> [GIVEN TASK] Reproduce the listing exactly and skip over any pictures.

> [DATA PROVIDED]

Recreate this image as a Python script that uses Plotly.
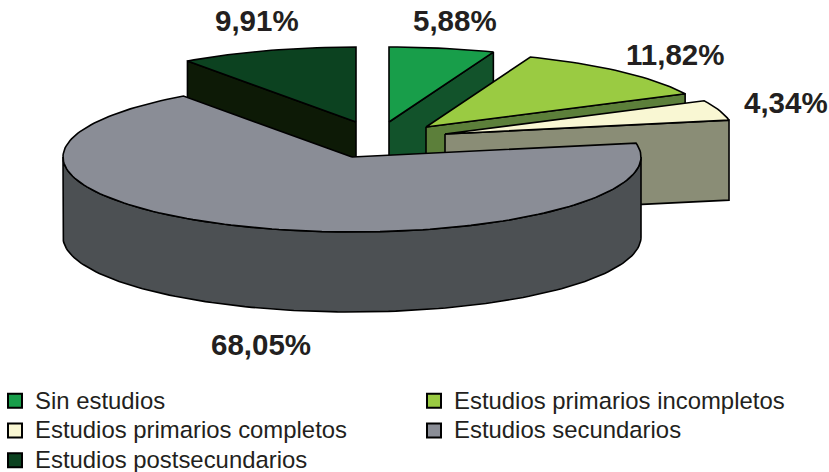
import numpy as np
import plotly.graph_objects as go

categories = ["Sin estudios", "Estudios primarios incompletos", "Estudios primarios completos",
              "Estudios secundarios", "Estudios postsecundarios"]
values = [5.88, 11.82, 4.34, 68.05, 9.91]
labels = ["5,88%", "11,82%", "4,34%", "68,05%", "9,91%"]

top_colors = ["#189E4A", "#9ACB42", "#F9F7D3", "#8A8D96", "#0C4220"]
side_colors = ["#12532B", "#5C7F3A", "#8A8D76", "#4C5053", "#0D1A06"]
centers_x = [389, 426, 445, 352, 356]
centers_y = [122, 127, 134, 157, 122]
label_x = [455, 675, 786, 261, 257]
label_y = [20, 54, 102, 344, 20]
RX, RY, DEPTH = 289, 75, 80
W, H, SHIFT = 960, 560, 5
INK = "#231F20"

total = sum(values)
edges = np.cumsum([0] + values) / total * 2 * np.pi


def pt(i, th, dz=0):
    return centers_x[i] + RX * np.sin(th), centers_y[i] - RY * np.cos(th) + dz


def arc(i, a, b, dz=0):
    th = np.linspace(a, b, max(8, int(abs(b - a) * 40)))
    return pt(i, th, dz)


def poly(x, y, color):
    return go.Scatter(x=list(x), y=list(y), mode="lines", fill="toself", fillcolor=color,
                      line=dict(color="black", width=1.6), showlegend=False, hoverinfo="skip")


def add_cut(fig, i, th):
    px, py = pt(i, th)
    cx, cy = centers_x[i], centers_y[i]
    fig.add_trace(poly([cx, px, px, cx, cx], [cy, py, py + DEPTH, cy + DEPTH, cy], side_colors[i]))


def add_top(fig, i):
    ax, ay = arc(i, edges[i], edges[i + 1])
    cx, cy = centers_x[i], centers_y[i]
    fig.add_trace(poly([cx, *ax, cx], [cy, *ay, cy], top_colors[i]))


fig = go.Figure()
# back to front: postsecundarios, sin estudios, primarios incompletos, primarios completos, secundarios
for i, th in [(4, edges[4]), (0, edges[1]), (1, edges[2]), (2, edges[3])]:
    add_cut(fig, i, th)
    add_top(fig, i)

s = 3
ax, ay = arc(s, np.pi / 2, 3 * np.pi / 2)
bx, by = arc(s, 3 * np.pi / 2, np.pi / 2, DEPTH)
fig.add_trace(poly([*ax, *bx, ax[0]], [*ay, *by, ay[0]], side_colors[s]))
add_top(fig, s)

for name, color in zip(categories, top_colors):
    fig.add_trace(go.Scatter(x=[None], y=[None], mode="markers", name=name,
                             marker=dict(symbol="square", size=14, color=color,
                                         line=dict(color="black", width=2))))

for lab, x, y in zip(labels, label_x, label_y):
    fig.add_annotation(x=x, y=y, text=f"<b>{lab}</b>", showarrow=False,
                       font=dict(family="Liberation Sans", size=29.5, color=INK))

fig.update_layout(
    width=W + SHIFT, height=H, margin=dict(l=0, r=0, t=0, b=0),
    paper_bgcolor="white", plot_bgcolor="white",
    xaxis=dict(range=[-SHIFT, W], visible=False, fixedrange=True),
    yaxis=dict(range=[H, 0], visible=False, fixedrange=True),
    legend=dict(orientation="h", x=0, xanchor="left", y=1 - 381 / H, yanchor="top",
                entrywidth=374, entrywidthmode="pixels", traceorder="normal",
                font=dict(family="Liberation Sans", size=20.5, color=INK),
                bgcolor="rgba(0,0,0,0)"),
)

fig.write_html("out.html", config={"displayModeBar": False},
               post_script=f"document.body.style.margin='0 0 0 -{SHIFT}px';"
                           "document.documentElement.style.overflow='hidden';"
                           "var st=document.createElement('style');"
                           "st.textContent='.legendtext{font-size:23.9px !important}';"
                           "document.head.appendChild(st);")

> [RESULT OF THE TASK]
Recreate this image as a Python script that uses Plotly.
import numpy as np
import plotly.graph_objects as go

categories = ["Sin estudios", "Estudios primarios incompletos", "Estudios primarios completos",
              "Estudios secundarios", "Estudios postsecundarios"]
values = [5.88, 11.82, 4.34, 68.05, 9.91]
labels = ["5,88%", "11,82%", "4,34%", "68,05%", "9,91%"]

top_colors = ["#189E4A", "#9ACB42", "#F9F7D3", "#8A8D96", "#0C4220"]
side_colors = ["#12532B", "#5C7F3A", "#8A8D76", "#4C5053", "#0D1A06"]
centers_x = [389, 426, 445, 352, 356]
centers_y = [122, 127, 134, 157, 122]
label_x = [455, 675, 786, 261, 257]
label_y = [20, 54, 102, 344, 20]
RX, RY, DEPTH = 289, 75, 80
W, H, SHIFT = 960, 560, 5
INK = "#231F20"

total = sum(values)
edges = np.cumsum([0] + values) / total * 2 * np.pi


def pt(i, th, dz=0):
    return centers_x[i] + RX * np.sin(th), centers_y[i] - RY * np.cos(th) + dz


def arc(i, a, b, dz=0):
    th = np.linspace(a, b, max(8, int(abs(b - a) * 40)))
    return pt(i, th, dz)


def poly(x, y, color):
    return go.Scatter(x=list(x), y=list(y), mode="lines", fill="toself", fillcolor=color,
                      line=dict(color="black", width=1.6), showlegend=False, hoverinfo="skip")


def add_cut(fig, i, th):
    px, py = pt(i, th)
    cx, cy = centers_x[i], centers_y[i]
    fig.add_trace(poly([cx, px, px, cx, cx], [cy, py, py + DEPTH, cy + DEPTH, cy], side_colors[i]))


def add_top(fig, i):
    ax, ay = arc(i, edges[i], edges[i + 1])
    cx, cy = centers_x[i], centers_y[i]
    fig.add_trace(poly([cx, *ax, cx], [cy, *ay, cy], top_colors[i]))


fig = go.Figure()
# back to front: postsecundarios, sin estudios, primarios incompletos, primarios completos, secundarios
for i, th in [(4, edges[4]), (0, edges[1]), (1, edges[2]), (2, edges[3])]:
    add_cut(fig, i, th)
    add_top(fig, i)

s = 3
ax, ay = arc(s, np.pi / 2, 3 * np.pi / 2)
bx, by = arc(s, 3 * np.pi / 2, np.pi / 2, DEPTH)
fig.add_trace(poly([*ax, *bx, ax[0]], [*ay, *by, ay[0]], side_colors[s]))
add_top(fig, s)

for name, color in zip(categories, top_colors):
    fig.add_trace(go.Scatter(x=[None], y=[None], mode="markers", name=name,
                             marker=dict(symbol="square", size=14, color=color,
                                         line=dict(color="black", width=2))))

for lab, x, y in zip(labels, label_x, label_y):
    fig.add_annotation(x=x, y=y, text=f"<b>{lab}</b>", showarrow=False,
                       font=dict(family="Liberation Sans", size=29.5, color=INK))

fig.update_layout(
    width=W + SHIFT, height=H, margin=dict(l=0, r=0, t=0, b=0),
    paper_bgcolor="white", plot_bgcolor="white",
    xaxis=dict(range=[-SHIFT, W], visible=False, fixedrange=True),
    yaxis=dict(range=[H, 0], visible=False, fixedrange=True),
    legend=dict(orientation="h", x=0, xanchor="left", y=1 - 381 / H, yanchor="top",
                entrywidth=374, entrywidthmode="pixels", traceorder="normal",
                font=dict(family="Liberation Sans", size=20.5, color=INK),
                bgcolor="rgba(0,0,0,0)"),
)

fig.write_html("out.html", config={"displayModeBar": False},
               post_script=f"document.body.style.margin='0 0 0 -{SHIFT}px';"
                           "document.documentElement.style.overflow='hidden';"
                           "var st=document.createElement('style');"
                           "st.textContent='.legendtext{font-size:23.9px !important}';"
                           "document.head.appendChild(st);")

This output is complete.